Request
Reproduce every line of the material below, but drop the pictures.

Data provided
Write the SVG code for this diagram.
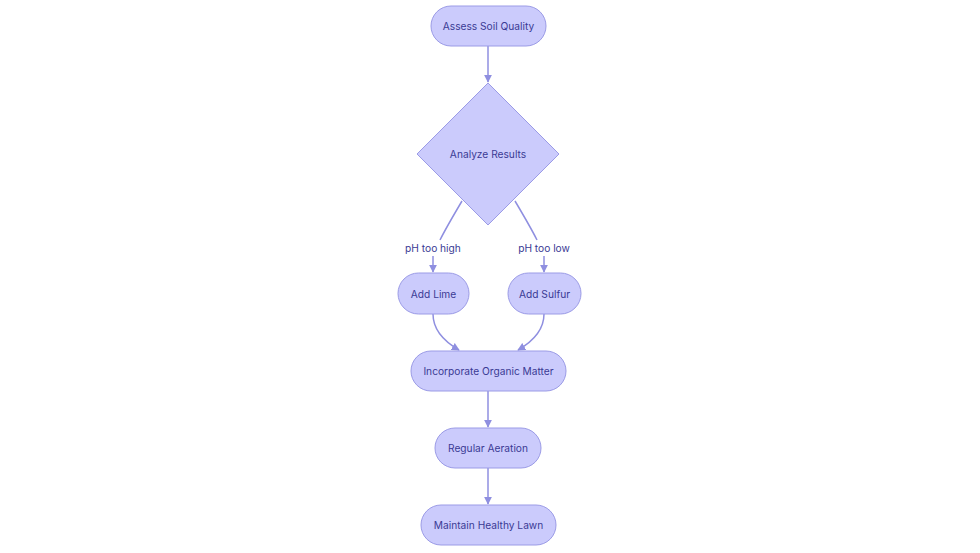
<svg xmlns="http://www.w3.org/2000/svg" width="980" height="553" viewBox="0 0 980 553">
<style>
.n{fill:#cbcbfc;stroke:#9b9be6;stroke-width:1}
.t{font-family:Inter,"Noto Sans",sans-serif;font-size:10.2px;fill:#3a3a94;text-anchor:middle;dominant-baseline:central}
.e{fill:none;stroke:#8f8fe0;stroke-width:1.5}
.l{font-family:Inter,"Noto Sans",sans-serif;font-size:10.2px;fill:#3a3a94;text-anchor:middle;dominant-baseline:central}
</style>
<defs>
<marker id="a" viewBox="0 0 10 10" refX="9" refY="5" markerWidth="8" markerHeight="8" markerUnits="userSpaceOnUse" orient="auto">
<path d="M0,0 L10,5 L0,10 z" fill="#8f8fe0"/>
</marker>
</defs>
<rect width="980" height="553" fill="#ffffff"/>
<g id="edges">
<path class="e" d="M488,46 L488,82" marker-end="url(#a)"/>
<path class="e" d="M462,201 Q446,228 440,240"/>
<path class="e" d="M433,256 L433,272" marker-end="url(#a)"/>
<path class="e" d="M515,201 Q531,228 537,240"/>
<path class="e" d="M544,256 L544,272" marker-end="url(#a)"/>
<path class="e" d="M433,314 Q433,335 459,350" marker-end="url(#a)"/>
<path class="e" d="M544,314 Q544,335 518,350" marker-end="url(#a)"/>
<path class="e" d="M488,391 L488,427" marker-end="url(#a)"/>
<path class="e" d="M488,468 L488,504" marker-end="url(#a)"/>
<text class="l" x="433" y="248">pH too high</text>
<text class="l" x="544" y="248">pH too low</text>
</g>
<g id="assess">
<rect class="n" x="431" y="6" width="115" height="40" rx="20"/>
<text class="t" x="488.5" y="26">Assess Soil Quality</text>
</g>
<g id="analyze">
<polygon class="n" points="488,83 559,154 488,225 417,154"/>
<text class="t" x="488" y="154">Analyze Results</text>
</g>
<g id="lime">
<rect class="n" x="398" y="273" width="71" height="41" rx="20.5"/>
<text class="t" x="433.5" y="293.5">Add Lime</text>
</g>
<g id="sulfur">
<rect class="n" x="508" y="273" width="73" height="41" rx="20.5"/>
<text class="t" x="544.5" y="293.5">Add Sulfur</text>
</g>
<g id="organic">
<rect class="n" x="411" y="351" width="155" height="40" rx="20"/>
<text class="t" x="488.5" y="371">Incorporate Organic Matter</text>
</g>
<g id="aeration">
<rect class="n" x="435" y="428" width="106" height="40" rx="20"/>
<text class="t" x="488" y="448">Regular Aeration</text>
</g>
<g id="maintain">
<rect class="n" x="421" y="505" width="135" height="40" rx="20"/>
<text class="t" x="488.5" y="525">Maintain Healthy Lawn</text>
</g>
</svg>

Answer for the task
Write the SVG code for this diagram.
<svg xmlns="http://www.w3.org/2000/svg" width="980" height="553" viewBox="0 0 980 553">
<style>
.n{fill:#cbcbfc;stroke:#9b9be6;stroke-width:1}
.t{font-family:Inter,"Noto Sans",sans-serif;font-size:10.2px;fill:#3a3a94;text-anchor:middle;dominant-baseline:central}
.e{fill:none;stroke:#8f8fe0;stroke-width:1.5}
.l{font-family:Inter,"Noto Sans",sans-serif;font-size:10.2px;fill:#3a3a94;text-anchor:middle;dominant-baseline:central}
</style>
<defs>
<marker id="a" viewBox="0 0 10 10" refX="9" refY="5" markerWidth="8" markerHeight="8" markerUnits="userSpaceOnUse" orient="auto">
<path d="M0,0 L10,5 L0,10 z" fill="#8f8fe0"/>
</marker>
</defs>
<rect width="980" height="553" fill="#ffffff"/>
<g id="edges">
<path class="e" d="M488,46 L488,82" marker-end="url(#a)"/>
<path class="e" d="M462,201 Q446,228 440,240"/>
<path class="e" d="M433,256 L433,272" marker-end="url(#a)"/>
<path class="e" d="M515,201 Q531,228 537,240"/>
<path class="e" d="M544,256 L544,272" marker-end="url(#a)"/>
<path class="e" d="M433,314 Q433,335 459,350" marker-end="url(#a)"/>
<path class="e" d="M544,314 Q544,335 518,350" marker-end="url(#a)"/>
<path class="e" d="M488,391 L488,427" marker-end="url(#a)"/>
<path class="e" d="M488,468 L488,504" marker-end="url(#a)"/>
<text class="l" x="433" y="248">pH too high</text>
<text class="l" x="544" y="248">pH too low</text>
</g>
<g id="assess">
<rect class="n" x="431" y="6" width="115" height="40" rx="20"/>
<text class="t" x="488.5" y="26">Assess Soil Quality</text>
</g>
<g id="analyze">
<polygon class="n" points="488,83 559,154 488,225 417,154"/>
<text class="t" x="488" y="154">Analyze Results</text>
</g>
<g id="lime">
<rect class="n" x="398" y="273" width="71" height="41" rx="20.5"/>
<text class="t" x="433.5" y="293.5">Add Lime</text>
</g>
<g id="sulfur">
<rect class="n" x="508" y="273" width="73" height="41" rx="20.5"/>
<text class="t" x="544.5" y="293.5">Add Sulfur</text>
</g>
<g id="organic">
<rect class="n" x="411" y="351" width="155" height="40" rx="20"/>
<text class="t" x="488.5" y="371">Incorporate Organic Matter</text>
</g>
<g id="aeration">
<rect class="n" x="435" y="428" width="106" height="40" rx="20"/>
<text class="t" x="488" y="448">Regular Aeration</text>
</g>
<g id="maintain">
<rect class="n" x="421" y="505" width="135" height="40" rx="20"/>
<text class="t" x="488.5" y="525">Maintain Healthy Lawn</text>
</g>
</svg>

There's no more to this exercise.